**PROVIDED DATA:**
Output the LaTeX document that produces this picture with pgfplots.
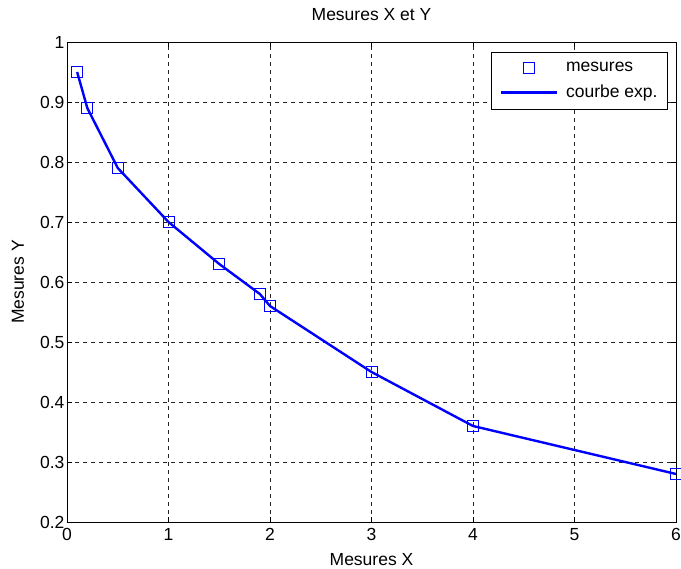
\documentclass[border=0pt]{standalone}
\usepackage{pgfplots}
\pgfplotsset{compat=1.18}
\usepackage{fontspec}
\setmainfont{Liberation Sans}
\pgfplotsset{
  legmark/.style={legend image code/.code={\draw[##1, mark repeat=2, mark phase=2] plot coordinates {(0pt,0pt)(28pt,0pt)(56pt,0pt)};}},
  legline/.style={legend image code/.code={\draw[##1] (0pt,0pt) -- (56pt,0pt);}},
}
\begin{document}
\begin{tikzpicture}
\begin{axis}[
  name=main,
  scale only axis,
  width=609pt, height=480pt,
  xmin=0, xmax=6, ymin=0.2, ymax=1,
  xtick={0,1,...,6},
  ytick={0.2,0.3,...,1.0},
  yticklabel style={/pgf/number format/fixed,/pgf/number format/precision=1, xshift=1pt},
  xticklabel style={yshift=-3pt},
  /pgf/number format/assume math mode=true,
  tick align=inside,
  major tick length=5pt,
  tick style={black, line width=0.6pt},
  axis line style={black, line width=0.8pt},
  grid=major,
  major grid style={black!85, line width=0.6pt, dash pattern=on 4pt off 4pt},
  font=\fontsize{17.5}{21}\selectfont,
  title={Mesures X et Y},
  title style={at={(axis description cs:0.5,1)}, anchor=base, yshift=15pt, inner sep=0pt},
  xlabel={Mesures X},
  ylabel={Mesures Y},
  xlabel style={at={(axis description cs:0.5,0)}, anchor=base, yshift=-44pt, inner sep=0pt},
  ylabel style={at={(axis description cs:0,0.5)}, anchor=base, yshift=43pt, inner sep=0pt},
  clip=false,
  legend style={at={(1,1)}, anchor=north east, xshift=-8pt, yshift=-10pt,
    draw=black, line width=0.8pt,
    font=\fontsize{17.5}{21}\selectfont,
    inner xsep=8pt, inner ysep=8pt,
    nodes={inner sep=2pt},
    row sep=8pt,
    /tikz/every odd column/.append style={column sep=6pt}},
  legend cell align=left,
]
\addplot[only marks, mark=square, mark size=5.5pt, blue, mark options={blue, line width=0.8pt}, legmark] coordinates {
(0.1,0.95) (0.2,0.89) (0.5,0.79) (1,0.70) (1.5,0.63) (1.9,0.58) (2,0.56) (3,0.45) (4,0.36) (6,0.28)
};
\addlegendentry{mesures}
\addplot[blue, line width=2.4pt, legline] coordinates {
(0.1,0.95) (0.2,0.89) (0.5,0.79) (1,0.70) (1.5,0.63) (1.9,0.58) (2,0.56) (3,0.45) (4,0.36) (6,0.28)
};
\addlegendentry{courbe exp.}
\end{axis}
\pgfresetboundingbox
\path (main.south west) ++(-67pt,-47pt) coordinate (bbA);
\path (main.north east) ++(5pt,42pt) coordinate (bbB);
\useasboundingbox (bbA) rectangle (bbB);
\end{tikzpicture}
\end{document}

**WRITTEN INSTRUCTION:**
Restate the data above exactly, stripping out each image.

**THE COMPLETED TASK:**
Output the LaTeX document that produces this picture with pgfplots.
\documentclass[border=0pt]{standalone}
\usepackage{pgfplots}
\pgfplotsset{compat=1.18}
\usepackage{fontspec}
\setmainfont{Liberation Sans}
\pgfplotsset{
  legmark/.style={legend image code/.code={\draw[##1, mark repeat=2, mark phase=2] plot coordinates {(0pt,0pt)(28pt,0pt)(56pt,0pt)};}},
  legline/.style={legend image code/.code={\draw[##1] (0pt,0pt) -- (56pt,0pt);}},
}
\begin{document}
\begin{tikzpicture}
\begin{axis}[
  name=main,
  scale only axis,
  width=609pt, height=480pt,
  xmin=0, xmax=6, ymin=0.2, ymax=1,
  xtick={0,1,...,6},
  ytick={0.2,0.3,...,1.0},
  yticklabel style={/pgf/number format/fixed,/pgf/number format/precision=1, xshift=1pt},
  xticklabel style={yshift=-3pt},
  /pgf/number format/assume math mode=true,
  tick align=inside,
  major tick length=5pt,
  tick style={black, line width=0.6pt},
  axis line style={black, line width=0.8pt},
  grid=major,
  major grid style={black!85, line width=0.6pt, dash pattern=on 4pt off 4pt},
  font=\fontsize{17.5}{21}\selectfont,
  title={Mesures X et Y},
  title style={at={(axis description cs:0.5,1)}, anchor=base, yshift=15pt, inner sep=0pt},
  xlabel={Mesures X},
  ylabel={Mesures Y},
  xlabel style={at={(axis description cs:0.5,0)}, anchor=base, yshift=-44pt, inner sep=0pt},
  ylabel style={at={(axis description cs:0,0.5)}, anchor=base, yshift=43pt, inner sep=0pt},
  clip=false,
  legend style={at={(1,1)}, anchor=north east, xshift=-8pt, yshift=-10pt,
    draw=black, line width=0.8pt,
    font=\fontsize{17.5}{21}\selectfont,
    inner xsep=8pt, inner ysep=8pt,
    nodes={inner sep=2pt},
    row sep=8pt,
    /tikz/every odd column/.append style={column sep=6pt}},
  legend cell align=left,
]
\addplot[only marks, mark=square, mark size=5.5pt, blue, mark options={blue, line width=0.8pt}, legmark] coordinates {
(0.1,0.95) (0.2,0.89) (0.5,0.79) (1,0.70) (1.5,0.63) (1.9,0.58) (2,0.56) (3,0.45) (4,0.36) (6,0.28)
};
\addlegendentry{mesures}
\addplot[blue, line width=2.4pt, legline] coordinates {
(0.1,0.95) (0.2,0.89) (0.5,0.79) (1,0.70) (1.5,0.63) (1.9,0.58) (2,0.56) (3,0.45) (4,0.36) (6,0.28)
};
\addlegendentry{courbe exp.}
\end{axis}
\pgfresetboundingbox
\path (main.south west) ++(-67pt,-47pt) coordinate (bbA);
\path (main.north east) ++(5pt,42pt) coordinate (bbB);
\useasboundingbox (bbA) rectangle (bbB);
\end{tikzpicture}
\end{document}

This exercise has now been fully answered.